## [Challenge]
Extract all lines in the data that contain the word "with".

--- START Given information ---

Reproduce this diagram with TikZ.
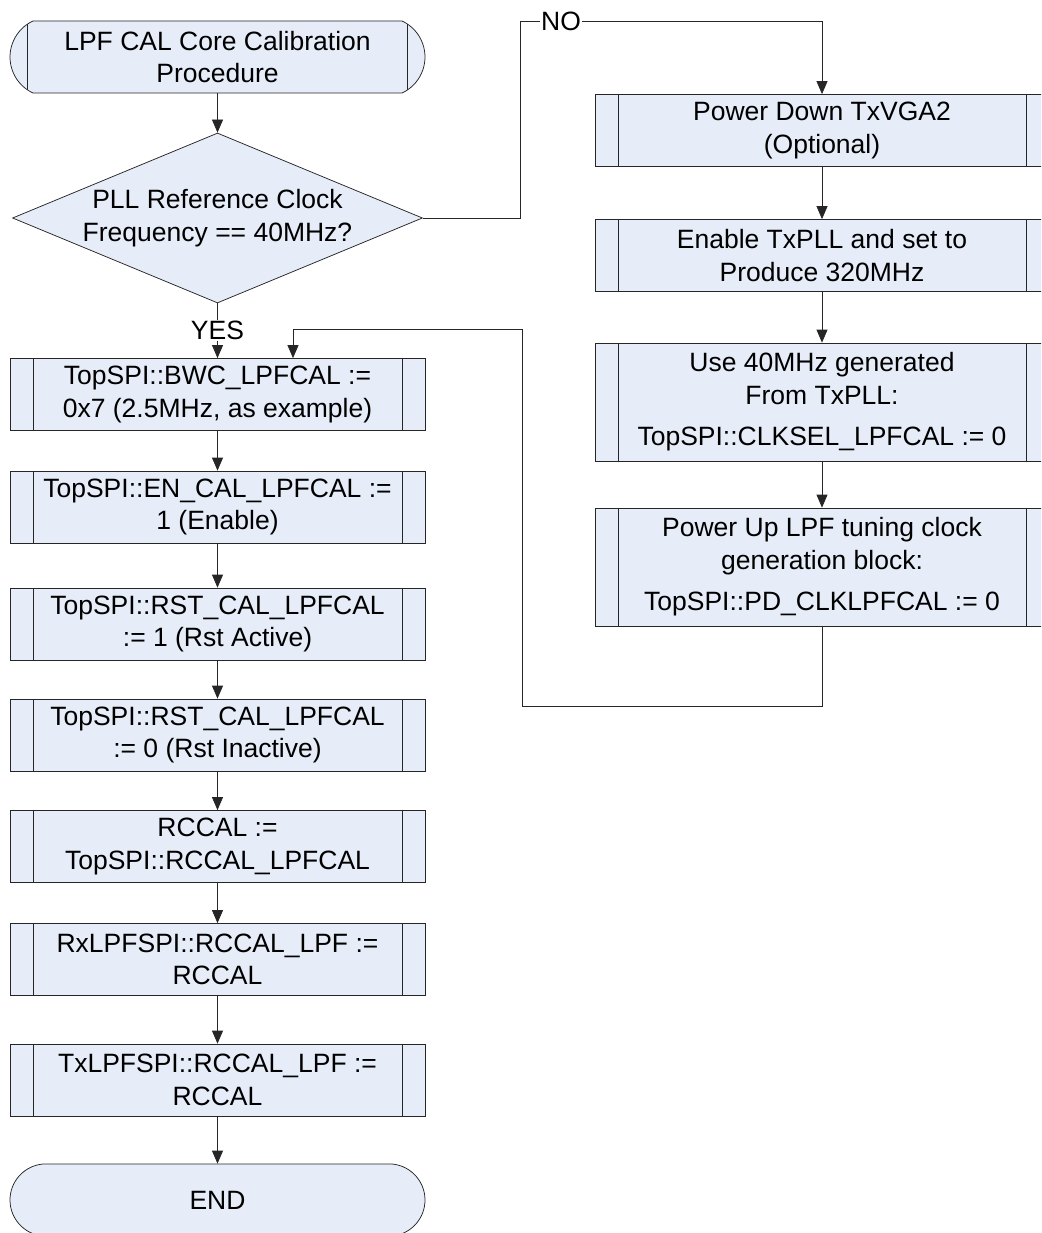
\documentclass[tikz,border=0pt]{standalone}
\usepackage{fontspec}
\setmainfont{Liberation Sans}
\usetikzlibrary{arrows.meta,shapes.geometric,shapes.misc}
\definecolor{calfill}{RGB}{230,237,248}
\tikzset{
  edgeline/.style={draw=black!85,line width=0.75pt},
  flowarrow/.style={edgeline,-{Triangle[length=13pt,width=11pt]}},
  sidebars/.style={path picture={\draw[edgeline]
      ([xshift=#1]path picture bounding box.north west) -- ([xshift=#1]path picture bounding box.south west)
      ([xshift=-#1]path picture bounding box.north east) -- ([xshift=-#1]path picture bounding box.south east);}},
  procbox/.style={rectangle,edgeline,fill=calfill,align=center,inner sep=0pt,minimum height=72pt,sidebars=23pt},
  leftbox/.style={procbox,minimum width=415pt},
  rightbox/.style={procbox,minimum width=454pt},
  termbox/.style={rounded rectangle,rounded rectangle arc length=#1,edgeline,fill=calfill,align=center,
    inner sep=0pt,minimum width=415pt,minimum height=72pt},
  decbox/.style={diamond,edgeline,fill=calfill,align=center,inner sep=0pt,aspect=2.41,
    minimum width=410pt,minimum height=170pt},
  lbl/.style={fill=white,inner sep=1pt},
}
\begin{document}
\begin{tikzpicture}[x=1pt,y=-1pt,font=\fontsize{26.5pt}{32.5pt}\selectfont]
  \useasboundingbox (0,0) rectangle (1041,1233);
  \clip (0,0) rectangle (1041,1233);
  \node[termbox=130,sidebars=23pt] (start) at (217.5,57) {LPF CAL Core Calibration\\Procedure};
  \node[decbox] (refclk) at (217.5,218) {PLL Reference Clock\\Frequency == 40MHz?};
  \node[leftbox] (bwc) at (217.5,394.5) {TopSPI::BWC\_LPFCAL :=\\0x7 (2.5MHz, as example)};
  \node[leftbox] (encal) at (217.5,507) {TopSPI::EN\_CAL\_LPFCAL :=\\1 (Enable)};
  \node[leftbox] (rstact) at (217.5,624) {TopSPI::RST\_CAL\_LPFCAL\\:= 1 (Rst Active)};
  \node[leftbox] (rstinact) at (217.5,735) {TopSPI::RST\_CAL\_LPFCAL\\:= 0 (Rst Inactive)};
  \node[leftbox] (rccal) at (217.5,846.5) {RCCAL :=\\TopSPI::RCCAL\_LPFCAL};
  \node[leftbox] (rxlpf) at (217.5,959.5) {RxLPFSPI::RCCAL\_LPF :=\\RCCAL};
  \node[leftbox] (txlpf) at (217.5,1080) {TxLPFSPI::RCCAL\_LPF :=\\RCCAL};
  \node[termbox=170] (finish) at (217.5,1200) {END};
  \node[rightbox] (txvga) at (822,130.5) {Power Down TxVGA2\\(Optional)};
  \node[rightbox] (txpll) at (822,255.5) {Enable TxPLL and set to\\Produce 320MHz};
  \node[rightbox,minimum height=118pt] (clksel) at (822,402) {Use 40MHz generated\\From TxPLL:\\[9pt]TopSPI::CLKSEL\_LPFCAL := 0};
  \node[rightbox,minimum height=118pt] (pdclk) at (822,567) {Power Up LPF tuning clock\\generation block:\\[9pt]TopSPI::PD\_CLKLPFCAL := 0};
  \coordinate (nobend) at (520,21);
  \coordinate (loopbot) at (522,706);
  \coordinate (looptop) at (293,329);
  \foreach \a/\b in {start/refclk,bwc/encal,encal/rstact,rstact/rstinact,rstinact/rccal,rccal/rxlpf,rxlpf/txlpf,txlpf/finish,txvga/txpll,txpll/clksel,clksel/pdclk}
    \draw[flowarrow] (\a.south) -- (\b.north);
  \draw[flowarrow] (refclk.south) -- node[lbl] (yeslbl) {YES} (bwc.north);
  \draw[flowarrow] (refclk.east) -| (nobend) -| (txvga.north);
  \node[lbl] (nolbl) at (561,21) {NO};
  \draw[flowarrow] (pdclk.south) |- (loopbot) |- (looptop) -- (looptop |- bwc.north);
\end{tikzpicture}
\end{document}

--- END Given information ---
--- START Given information ---

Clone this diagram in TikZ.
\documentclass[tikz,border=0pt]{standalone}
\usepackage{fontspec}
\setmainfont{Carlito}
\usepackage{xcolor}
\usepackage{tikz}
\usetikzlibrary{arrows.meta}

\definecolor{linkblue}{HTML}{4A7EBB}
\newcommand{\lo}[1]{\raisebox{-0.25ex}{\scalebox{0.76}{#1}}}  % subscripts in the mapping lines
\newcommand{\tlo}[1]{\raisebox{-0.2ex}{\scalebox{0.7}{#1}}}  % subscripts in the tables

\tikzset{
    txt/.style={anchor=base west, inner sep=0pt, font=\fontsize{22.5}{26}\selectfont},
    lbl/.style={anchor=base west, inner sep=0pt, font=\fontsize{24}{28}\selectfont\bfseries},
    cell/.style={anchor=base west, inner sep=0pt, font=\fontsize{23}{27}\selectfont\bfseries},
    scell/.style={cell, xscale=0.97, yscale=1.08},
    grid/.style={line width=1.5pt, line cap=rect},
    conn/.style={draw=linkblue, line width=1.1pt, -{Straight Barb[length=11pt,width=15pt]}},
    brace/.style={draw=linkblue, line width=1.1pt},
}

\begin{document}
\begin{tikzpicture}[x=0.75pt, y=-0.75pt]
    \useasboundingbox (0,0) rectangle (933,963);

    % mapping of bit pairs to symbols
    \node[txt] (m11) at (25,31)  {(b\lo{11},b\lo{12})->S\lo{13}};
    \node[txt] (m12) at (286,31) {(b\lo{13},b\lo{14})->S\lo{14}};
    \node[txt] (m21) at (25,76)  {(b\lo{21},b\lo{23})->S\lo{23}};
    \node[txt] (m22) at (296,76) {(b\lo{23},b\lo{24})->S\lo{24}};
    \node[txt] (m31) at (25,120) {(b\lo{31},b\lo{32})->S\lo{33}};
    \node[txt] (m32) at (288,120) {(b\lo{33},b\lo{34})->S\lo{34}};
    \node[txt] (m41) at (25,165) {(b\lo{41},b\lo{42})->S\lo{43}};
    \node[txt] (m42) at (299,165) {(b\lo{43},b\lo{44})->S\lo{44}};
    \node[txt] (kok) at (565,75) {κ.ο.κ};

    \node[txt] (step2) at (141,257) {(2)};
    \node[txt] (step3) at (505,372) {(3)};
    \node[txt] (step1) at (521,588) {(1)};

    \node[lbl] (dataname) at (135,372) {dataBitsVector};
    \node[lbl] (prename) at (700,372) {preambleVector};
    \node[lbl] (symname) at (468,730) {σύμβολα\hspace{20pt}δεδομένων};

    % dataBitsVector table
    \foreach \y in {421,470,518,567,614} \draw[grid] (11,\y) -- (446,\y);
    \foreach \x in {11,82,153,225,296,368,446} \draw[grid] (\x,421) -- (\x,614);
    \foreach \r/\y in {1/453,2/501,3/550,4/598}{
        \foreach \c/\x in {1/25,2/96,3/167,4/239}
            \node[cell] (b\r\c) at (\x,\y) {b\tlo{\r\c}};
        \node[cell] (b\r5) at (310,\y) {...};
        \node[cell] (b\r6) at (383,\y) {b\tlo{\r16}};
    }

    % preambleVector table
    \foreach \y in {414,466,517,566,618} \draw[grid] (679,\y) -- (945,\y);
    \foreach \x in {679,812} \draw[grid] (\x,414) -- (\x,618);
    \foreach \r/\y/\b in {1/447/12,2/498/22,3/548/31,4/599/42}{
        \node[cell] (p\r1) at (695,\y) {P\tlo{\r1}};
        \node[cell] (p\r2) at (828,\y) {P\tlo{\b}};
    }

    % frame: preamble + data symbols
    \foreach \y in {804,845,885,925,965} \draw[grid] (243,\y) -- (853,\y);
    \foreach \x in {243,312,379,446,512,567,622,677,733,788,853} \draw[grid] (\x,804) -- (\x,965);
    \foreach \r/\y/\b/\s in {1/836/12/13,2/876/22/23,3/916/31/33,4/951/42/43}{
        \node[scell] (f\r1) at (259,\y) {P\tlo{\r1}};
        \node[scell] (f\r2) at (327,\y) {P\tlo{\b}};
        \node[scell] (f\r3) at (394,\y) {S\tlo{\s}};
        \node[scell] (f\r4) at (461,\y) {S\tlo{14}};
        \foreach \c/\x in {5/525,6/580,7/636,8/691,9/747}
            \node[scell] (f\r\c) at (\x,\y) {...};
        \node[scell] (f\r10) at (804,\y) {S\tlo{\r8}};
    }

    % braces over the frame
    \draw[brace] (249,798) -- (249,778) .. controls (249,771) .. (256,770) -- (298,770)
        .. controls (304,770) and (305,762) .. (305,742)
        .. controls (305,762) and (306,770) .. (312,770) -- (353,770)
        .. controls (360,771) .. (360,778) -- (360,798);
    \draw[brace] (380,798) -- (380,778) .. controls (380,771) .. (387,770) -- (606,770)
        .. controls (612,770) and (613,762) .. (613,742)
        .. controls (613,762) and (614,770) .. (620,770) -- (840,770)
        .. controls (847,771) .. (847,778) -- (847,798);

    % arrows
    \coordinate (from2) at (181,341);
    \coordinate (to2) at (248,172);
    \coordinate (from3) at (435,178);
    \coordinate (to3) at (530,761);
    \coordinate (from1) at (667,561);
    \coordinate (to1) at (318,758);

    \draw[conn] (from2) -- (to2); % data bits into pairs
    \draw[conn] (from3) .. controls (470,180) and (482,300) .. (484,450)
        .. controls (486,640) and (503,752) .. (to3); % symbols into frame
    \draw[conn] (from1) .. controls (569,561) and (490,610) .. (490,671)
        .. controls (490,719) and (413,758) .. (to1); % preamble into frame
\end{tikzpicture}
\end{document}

--- END Given information ---
--- START Given information ---

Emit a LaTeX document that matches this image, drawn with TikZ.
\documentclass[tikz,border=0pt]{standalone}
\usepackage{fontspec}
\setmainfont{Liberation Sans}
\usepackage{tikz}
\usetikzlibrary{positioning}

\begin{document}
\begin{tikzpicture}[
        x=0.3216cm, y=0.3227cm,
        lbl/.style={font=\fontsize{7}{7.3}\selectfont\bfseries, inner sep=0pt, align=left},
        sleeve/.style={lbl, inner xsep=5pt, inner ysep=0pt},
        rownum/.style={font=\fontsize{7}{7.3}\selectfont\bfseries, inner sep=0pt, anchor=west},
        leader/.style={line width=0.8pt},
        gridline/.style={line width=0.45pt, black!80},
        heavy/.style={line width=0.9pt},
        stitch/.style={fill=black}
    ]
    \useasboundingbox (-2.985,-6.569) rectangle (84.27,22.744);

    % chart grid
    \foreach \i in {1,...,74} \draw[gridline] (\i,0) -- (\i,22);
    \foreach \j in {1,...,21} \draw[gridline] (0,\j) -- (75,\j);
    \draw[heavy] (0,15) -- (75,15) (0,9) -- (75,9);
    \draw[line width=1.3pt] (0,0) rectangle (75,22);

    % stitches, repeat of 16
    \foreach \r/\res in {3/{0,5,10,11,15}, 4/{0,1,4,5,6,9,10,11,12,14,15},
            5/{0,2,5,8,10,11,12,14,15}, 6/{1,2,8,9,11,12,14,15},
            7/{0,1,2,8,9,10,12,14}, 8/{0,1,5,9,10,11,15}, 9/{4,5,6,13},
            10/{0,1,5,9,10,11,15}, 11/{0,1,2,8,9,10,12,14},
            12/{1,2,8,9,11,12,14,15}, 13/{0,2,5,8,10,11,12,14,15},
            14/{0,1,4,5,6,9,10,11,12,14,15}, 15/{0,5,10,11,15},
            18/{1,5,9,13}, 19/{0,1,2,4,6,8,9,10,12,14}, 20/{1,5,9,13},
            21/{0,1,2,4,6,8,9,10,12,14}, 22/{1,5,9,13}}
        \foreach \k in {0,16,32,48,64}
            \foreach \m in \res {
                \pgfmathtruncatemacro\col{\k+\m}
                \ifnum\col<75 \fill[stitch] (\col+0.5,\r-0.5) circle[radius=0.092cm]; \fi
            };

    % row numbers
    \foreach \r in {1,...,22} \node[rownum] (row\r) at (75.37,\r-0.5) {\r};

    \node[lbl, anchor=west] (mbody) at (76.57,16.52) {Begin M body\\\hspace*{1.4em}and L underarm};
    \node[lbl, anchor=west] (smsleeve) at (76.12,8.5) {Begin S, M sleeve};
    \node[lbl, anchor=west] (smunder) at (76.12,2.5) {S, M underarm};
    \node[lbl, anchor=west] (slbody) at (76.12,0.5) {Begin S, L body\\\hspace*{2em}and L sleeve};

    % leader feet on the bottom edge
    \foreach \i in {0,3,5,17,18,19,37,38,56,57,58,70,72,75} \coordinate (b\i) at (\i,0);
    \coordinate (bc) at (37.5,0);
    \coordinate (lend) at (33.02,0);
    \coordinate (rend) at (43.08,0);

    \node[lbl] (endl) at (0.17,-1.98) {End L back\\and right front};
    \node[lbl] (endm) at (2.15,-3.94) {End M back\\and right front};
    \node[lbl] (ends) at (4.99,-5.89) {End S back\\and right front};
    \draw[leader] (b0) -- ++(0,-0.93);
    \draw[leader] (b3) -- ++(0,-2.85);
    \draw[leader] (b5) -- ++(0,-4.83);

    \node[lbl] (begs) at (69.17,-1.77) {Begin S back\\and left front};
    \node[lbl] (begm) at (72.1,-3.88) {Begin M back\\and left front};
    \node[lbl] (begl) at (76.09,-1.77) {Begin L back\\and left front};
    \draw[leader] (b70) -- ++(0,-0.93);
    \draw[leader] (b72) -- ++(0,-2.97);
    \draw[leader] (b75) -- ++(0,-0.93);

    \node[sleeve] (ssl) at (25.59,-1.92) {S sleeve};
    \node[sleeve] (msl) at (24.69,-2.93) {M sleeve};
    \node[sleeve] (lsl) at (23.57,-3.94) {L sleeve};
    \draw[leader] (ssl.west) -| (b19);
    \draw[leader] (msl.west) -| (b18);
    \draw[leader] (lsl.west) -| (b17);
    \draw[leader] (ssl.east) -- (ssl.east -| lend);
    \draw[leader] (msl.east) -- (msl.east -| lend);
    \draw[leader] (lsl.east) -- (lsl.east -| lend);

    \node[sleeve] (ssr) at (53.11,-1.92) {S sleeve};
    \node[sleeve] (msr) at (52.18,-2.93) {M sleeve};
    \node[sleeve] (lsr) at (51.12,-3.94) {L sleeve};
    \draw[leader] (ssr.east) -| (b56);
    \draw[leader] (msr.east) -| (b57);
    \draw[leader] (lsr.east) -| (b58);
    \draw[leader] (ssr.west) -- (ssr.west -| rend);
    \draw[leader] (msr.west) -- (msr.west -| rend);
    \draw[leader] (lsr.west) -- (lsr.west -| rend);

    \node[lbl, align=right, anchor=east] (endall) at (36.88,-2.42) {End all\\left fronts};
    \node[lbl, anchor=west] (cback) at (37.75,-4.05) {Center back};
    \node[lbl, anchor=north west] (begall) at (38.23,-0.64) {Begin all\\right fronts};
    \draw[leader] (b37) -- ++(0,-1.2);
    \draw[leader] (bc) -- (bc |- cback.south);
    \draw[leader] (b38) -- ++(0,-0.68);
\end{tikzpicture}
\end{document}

--- END Given information ---

## [Solution for this task]
Reproduce this diagram with TikZ.
Emit a LaTeX document that matches this image, drawn with TikZ.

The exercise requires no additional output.